Pour y parvenir, il devient à la fois horloger et dauphin. Malgré des airs un peu lunaires et une décontraction fluide, le marin horloger est un technicien précis et novateur. Il se caractérise par sa capacité à alléger, à simplifier, à dépouiller. Il est du genre à couper en deux les manches des brosses à dents. Mais il s'applique aussi à faire de ses bateaux des objets compacts et parfaits comme des galets qui ricochent. Dans un livre témoignage, il explique : «Il y faut une patience d'ange, une fièvre d'ingénieur, une minutie d'inventeur.»
Il est plus connu pour ses façons de dauphin. Bourgnon ne lutte pas contre l'océan. Il accompagne, il se laisse porter, il surfe. C'est la vitesse acquise qui lui donne de l'agilité. Il résume ça ainsi : «Je voudrais être ce marin dauphin qui tire son énergie et sa belle humeur du salé-salé, qui emmagasine de la force en se laissant ballotter, bousculer, rouler.»
Surtout, à un moment où les bateaux deviennent plus volages, où il faut naviguer sur une seule coque et vivre en équilibre jour et nuit, il sait accéder à des zones inexplorées des capacités humaines. Il détaille : «Nous avons tous des arrière-mondes dans lesquels nous refusons d'aller voir de peur de nous retrouver en face de diables inexpliqués. Moi, j'accepte de plonger profond, de redevenir un être amphibie, moitié poisson moitié oiseau, se défaisant petit à petit de ses écailles, de son plumage.» Et d'insister : «Je n'ai pas peur de ce que je découvre dans cet état second entre veille et sommeil, entre conscience et inconscience, entre raison et folie. Parfois, il me semble même que je recherche cette transe.»
Montagne.
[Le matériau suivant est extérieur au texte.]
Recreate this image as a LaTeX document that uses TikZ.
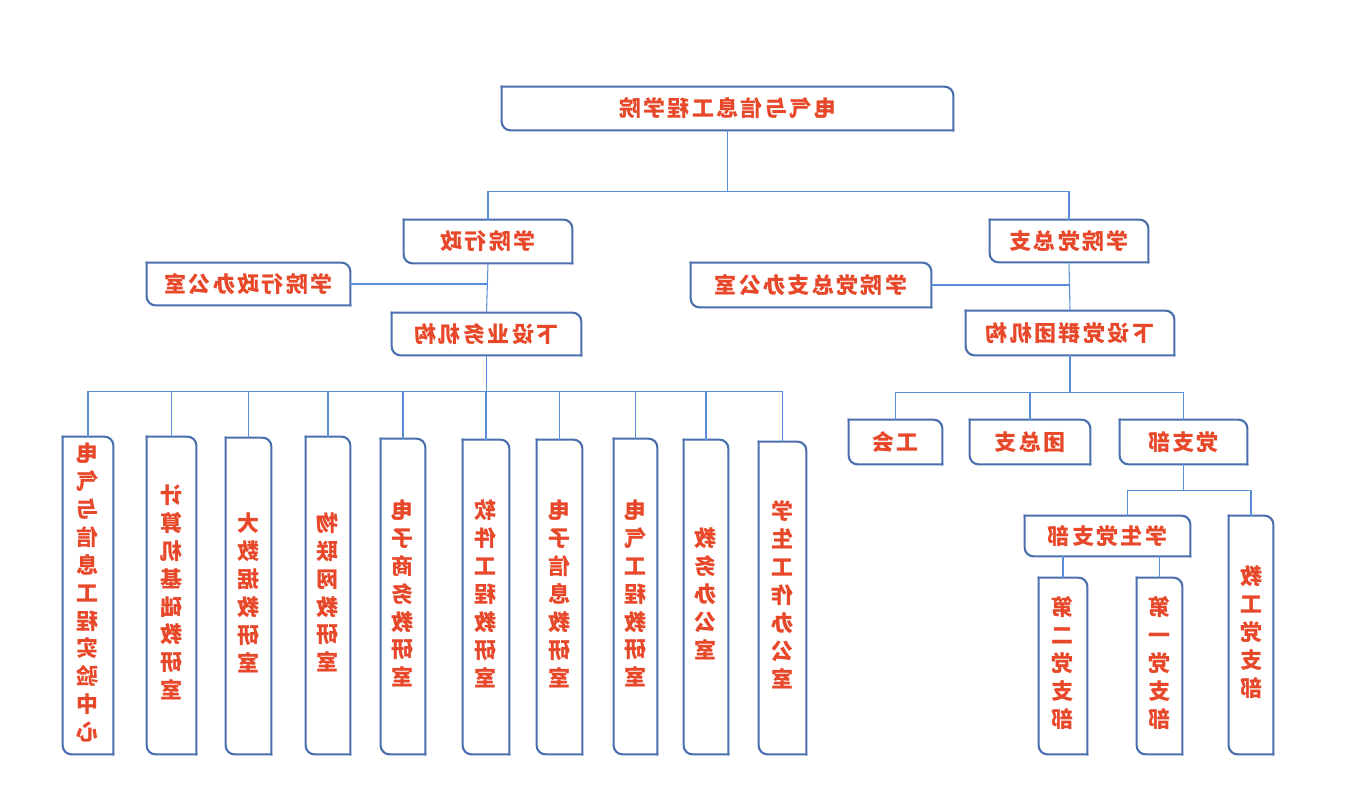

Années 2000. Bourgnon a un palmarès imposant et une reconnaissance évidente au sein de la corporation marine. Mais il a une notoriété moins grand public que beaucoup. Ce qui ne le perturbe en rien. Ce n’est pas une rock-star façon Florence Arthaud, même s’il est sûrement aussi casse-cou et aussi partant pour des expéditions risquées. Il est moins touche-à-tout de génie que Loïck Peyron, moins adapté à la vie sociale, aux grands projets compliqués. Il est plus indépendant, plus discret. Il est moins gagneur que Franck Cammas et n’aime pas les organisations lourdes et contraignantes.
Comme beaucoup de marins, Bourgnon est fasciné par la montagne et s’entoure de coureurs de sommets qu’il embarque avec plaisir. Il aime piloter des avions et des ULM et se passionne pour la course automobile au point de disputer le Paris-Dakar.
L’étonnant, c’est de le voir dételer quand beaucoup de marins restent compétiteurs jusqu’au bout. Il fait construire un gros catamaran à moteur et se met à sillonner le Pacifique avec femme et enfants. Il propose des séjours à la semaine en charter de luxe. Bill Gates ou David Cameron ont ainsi l’occasion d’embarquer à son bord. De temps à autre, Bourgnon repasse par Hongkong préparer et mener de beaux bateaux pour des propriétaires chinois.
Une dernière image. On est au large de Saint-Malo. C’est le départ de la Route du rhum 1994. Un trimaran blanc se dresse sur une seule coque, plus toilé que le reste de l’escadre, volant vers les grains à venir qui noircissent l’horizon. A la barre, il y a un marin rayonnant, bouclé en bélier, souriant à l’océan qui vient.